Veteran investors know that the best dividend stocks aren't those with a high yield, but rather are quality businesses that can grow over time and pass along profits to shareholders through the dividend, by repurchasing shares and reinvesting in the business.
United Parcel Service (UPS -0.58%) followed a record 2020 with a record 2021 performance. It also just raised its dividend by 49% -- its largest increase in company history. Here's why UPS is my top dividend stock to buy in February and why you might want to consider it yourself.
A thriving business
UPS' "better, not bigger" framework has centered around growing the quality of its revenue through higher-margin outlets like small and medium-sized businesses. UPS has also expanded routes and improved its flexibility, which has helped it navigate supply chain challenges. As a result, UPS' earnings and free cash flow (FCF) growth has accelerated at a faster growth rate than revenue -- which indicates that UPS is converting more sales into profit.
Additionally, UPS stands out for having a high operating margin. Operating margin is simply operating income divided by sales. It shows how much money a business is making before paying interest and taxes.
UPS finished 2021 with a 13.2% operating margin, which was its highest in 15 years. This means that for every dollar UPS earned in sales, it pocketed roughly 13 cents before interest and taxes -- which is excellent given UPS generated $97.3 billion in 2021 sales.
UPS is a large and bulky company with over 530,000 employees. One would think that its profitability would come under pressure as it expands its international footprint, when in fact the opposite has been true. Not only is UPS performing at a high efficiency relative to its past results, it's also a much more efficient business than its closest competitor, FedEx (FDX 0.00%).
Over the last six years, UPS has separated itself from FedEx by maintaining a higher operating margin. It also continues to perform better during tough times, as FedEx was much more challenged during the U.S.-China trade war of 2018 and faced greater supply chain disruptions and labor challenges in 2021.
A stable and growing dividend
A high operating margin sets the tone for a strong business that converts sales into profits. In June, UPS set the goal of passing along 50% of its adjusted earnings per share (EPS) to its shareholders through its dividend. Given that it earned $12.13 in 2021 adjusted EPS, it made good on its promise by raising its quarterly dividend to $1.52 per share, or $6.08 per share per year.
UPS' 50% payout ratio gives it plenty of dry powder to reinvest in its business. And that's exactly what it plans to do. 2022 capital expenditures are expected to be $5.5 billion, a 31% increase compared to 2021. On its Q4 2021 conference call, UPS noted that 60% of total 2022 capital spending will go toward growth projects and 40% will go toward maintenance. Growth projects include building more delivery centers, automating certain functions, and investing $1 billion in carbon-neutral initiatives.

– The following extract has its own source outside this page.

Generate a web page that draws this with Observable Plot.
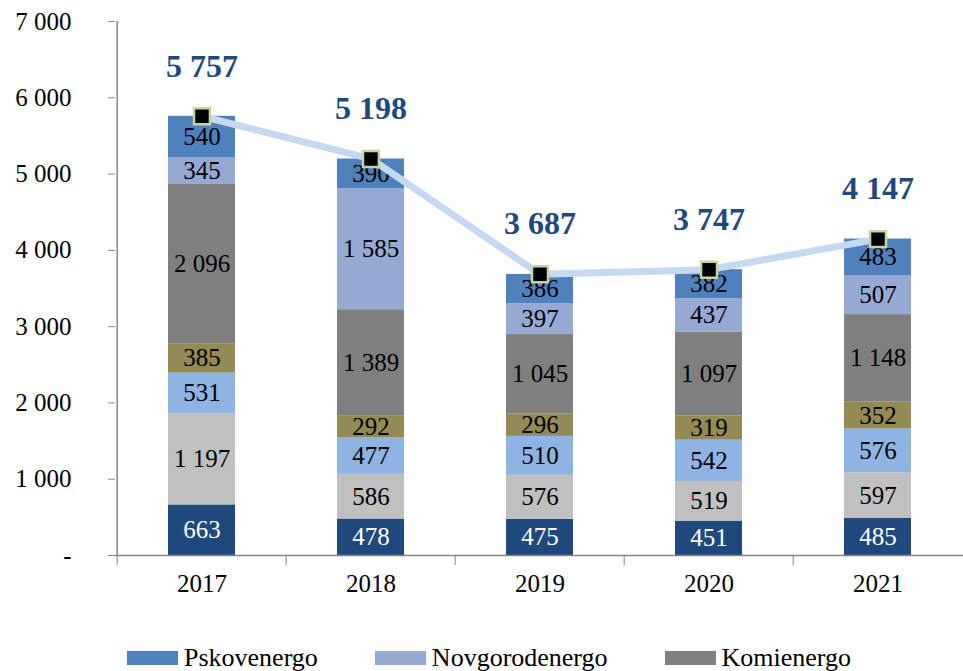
<!DOCTYPE html>
<html>
<head>
<meta charset="utf-8">
<script src="https://cdn.jsdelivr.net/npm/d3@7"></script>
<script src="https://cdn.jsdelivr.net/npm/@observablehq/plot@0.6"></script>
<style>
  body { margin: 0; background: #fff; font-family: "Liberation Serif", serif; }
  #wrap { position: relative; width: 963px; height: 671px; overflow: hidden; }
  #legend { position: absolute; left: 127px; top: 643px; display: flex; align-items: center; font-size: 26px; color: #000; white-space: nowrap; }
  .item { display: flex; align-items: center; margin-right: 57px; }
  .sw { width: 51px; height: 14px; margin-right: 6px; }
</style>
</head>
<body>
<div id="wrap">
  <div id="chart"></div>
  <div id="legend"></div>
</div>
<script>
// ---- data ----
const years = ["2017", "2018", "2019", "2020", "2021"];
const seriesNames = ["Arkhenergo", "Vologdaenergo", "Karelenergo", "Kolenergo", "Komienergo", "Novgorodenergo", "Pskovenergo"];
const seriesColors = ["#1f497d", "#c0c0c0", "#8db4e2", "#948a54", "#7f7f7f", "#95a9d3", "#4f81bd"];
const arkhenergo     = [663, 478, 475, 451, 485];
const vologdaenergo  = [1197, 586, 576, 519, 597];
const karelenergo    = [531, 477, 510, 542, 576];
const kolenergo      = [385, 292, 296, 319, 352];
const komienergo     = [2096, 1389, 1045, 1097, 1148];
const novgorodenergo = [345, 1585, 397, 437, 507];
const pskovenergo    = [540, 390, 386, 382, 483];
const totals         = [5757, 5198, 3687, 3747, 4147];
const yTicks = [0, 1000, 2000, 3000, 4000, 5000, 6000, 7000];
const legendNames = ["Pskovenergo", "Novgorodenergo", "Komienergo"];

// ---- tables ----
const seriesValues = [arkhenergo, vologdaenergo, karelenergo, kolenergo, komienergo, novgorodenergo, pskovenergo];
const table = [];
seriesNames.forEach((s, i) => years.forEach((y, j) => table.push({year: y, series: s, value: seriesValues[i][j]})));
const totalTable = years.map((y, j) => ({year: y, total: totals[j]}));

const fmt = v => v === 0 ? "-" : d3.format(",")(v).replace(/,/g, "\u00a0");

const W = 963, marginLeft = 115, marginRight = 0;
const band = (W - marginLeft - marginRight) / years.length;
const gray = "#868686";
const bottomSeries = seriesNames[0];

const chart = Plot.plot({
  width: W,
  height: 620,
  marginTop: 21,
  marginBottom: 65,
  marginLeft,
  marginRight,
  style: {fontFamily: "Liberation Serif", fontSize: "25px", color: "#000", background: "transparent"},
  x: {domain: years, padding: 0, axis: null},
  y: {domain: [0, 7000], axis: null},
  color: {domain: seriesNames, range: seriesColors},
  marks: [
    Plot.barY(table, {x: "year", y: "value", fill: "series", order: seriesNames, insetLeft: 51, insetRight: 51}),
    Plot.text(table, Plot.stackY({x: "year", y: "value", z: "series", order: seriesNames, text: d => d.series === bottomSeries ? null : fmt(d.value), fill: "black", fontSize: 25})),
    Plot.text(table, Plot.stackY({x: "year", y: "value", z: "series", order: seriesNames, text: d => d.series === bottomSeries ? fmt(d.value) : null, fill: "white", fontSize: 25})),
    Plot.axisY({ticks: yTicks, tickFormat: fmt, tickSize: 7, tickPadding: 37, stroke: gray, fill: "black", fontSize: 25, label: null}),
    Plot.ruleX([years[0]], {x: d => d, y1: 0, y2: 7000, dx: -band / 2, stroke: gray, strokeWidth: 1.5}),
    Plot.ruleY([0], {stroke: gray, strokeWidth: 1.5}),
    Plot.axisX({tickSize: 10, tickFormat: () => "", stroke: gray, dx: -band / 2, label: null}),
    Plot.axisX({tickSize: 0, tickPadding: 19, fill: "black", fontSize: 25, label: null}),
    Plot.line(totalTable, {x: "year", y: "total", stroke: "#c6d9f1", strokeWidth: 7}),
    Plot.dot(totalTable, {x: "year", y: "total", symbol: "square", r: 9, fill: "black", stroke: "#c3d69b", strokeWidth: 2.5}),
    Plot.text(totalTable, {x: "year", y: "total", text: d => fmt(d.total), dy: -50, fill: "#1f497d", fontWeight: "bold", fontSize: 32})
  ]
});
document.getElementById("chart").appendChild(chart);

const legend = document.getElementById("legend");
legendNames.forEach(n => {
  const it = document.createElement("div");
  it.className = "item";
  const sw = document.createElement("span");
  sw.className = "sw";
  sw.style.background = seriesColors[seriesNames.indexOf(n)];
  const t = document.createElement("span");
  t.textContent = n;
  it.appendChild(sw); it.appendChild(t);
  legend.appendChild(it);
});
</script>
</body>
</html>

The beauty of UPS is that it can grow its business, pay a dividend, and buy back stock. This gives UPS a big advantage in that it can invest in ventures that may take years to pay off, such as automation. "We just started the first phase of what we're calling smart package, smart facility, which, over time, will put [Radio Frequency Identification] RFID tags on all of our packages. This initiative will enhance customer experience while improving UPS productivity by eliminating millions of manual scans every day," said UPS CEO Carol Tomé during the company's Q4 2021 conference call.
RFID tags will help UPS improve its tracking services and customer experience. It's one of several measures the company is implementing to drive efficiency and increase its operating margin.
UPS is built to last
UPS' dividend increase gives its stock a dividend yield of 2.7%. But unlike other dividend stocks, UPS' investment thesis isn't solely based on generating income from its dividend. UPS is the undisputed industry leader in the package delivery industry. Its strong momentum heading into 2022, paired with a healthy balance sheet and a business that can perform well during times of inflation, lay the groundwork for another strong year.
UPS may not be the most exciting business, but it makes up for that lack of flair with dependability. If the market sell-off persists, investors can be confident in the long-term strength of UPS' business. The same can't be said for companies with lofty valuations or those that lack the track record of outlasting past economic downturns.